Design center may get $30,000

Brett Martin

The Hennepin County Board of Commissioners will vote next week on a resolution that could see the University’s Design Center for American Urban Landscape receive $30,120.
The design center studies urban planning issues and determines what work needs to be done, said Dan Marcker, research fellow with the center.
“We anticipate issues that are going to be critical in the design process,” Marcker said. “It is a way to look at issues that don’t fall into anyone else’s plate.”
The center only does the planning and research, Marcker said. Other firms do the actual design.
The money in the resolution, which is to be used from June 4 through Dec. 31, will provide resources to undertake and complete planning studies as identified by the Hennepin County Community Works Planning Committee.
The design center is currently gathering information for a project that would link Hopkins and its surrounding communities to the St. Paul campus with a bike trail. Marcker said the idea came from proposals made by city officials and planning committees to provide trails that would connect neighborhoods with one another.

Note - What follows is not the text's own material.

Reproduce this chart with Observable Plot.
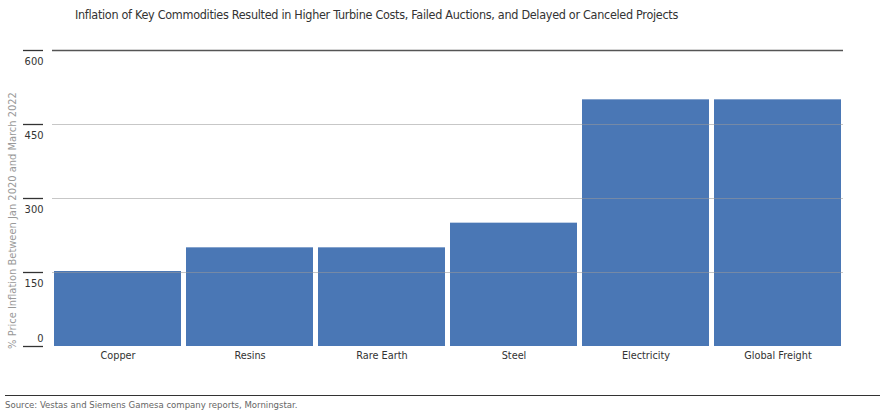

The design center will analyze the physical and problematic relationships between the parties involved, Marcker said, and submit its research to the Hennepin Community Works Program, which will then decide whether to move forward with the project.
“They look at what’s going on in a physical environment and relate that to growth and change,” said Larry Blackstad, project manager for Hennepin Community Works Program.
Blackstad said he has been happy with the information the design center provides and has used its services for the last three years.
The design center, a research unit within the College of Architecture and Landscape Architecture, was established in 1988 with a grant from the Dayton Hudson Foundation, support from federal, state and local government agencies and grants from nonprofit organizations to address environmental and social issues through design.
The center develops interactive educational projects in neighborhoods and projects that affect national urban design and planning.
The mission of the design center “is to educate public and private decision makers, professionals and citizens about the value of design as a strategic partner with economic and human interests in the making of community-based development strategies and sustainable urban landscapes,” according to a design center publication. It also seeks to expand the definition and field of urban design study and provide training to civic leaders and design professionals.
Kathryn Firth, a project urban designer with the Boston-based firm of Chan, Krieger and Associates, said the design center “provides a good foundation for the work we are doing.”
“We use the design center as a resource,” said Firth, “and they are good for providing the community’s political background, as politics always come into play when working in a community.”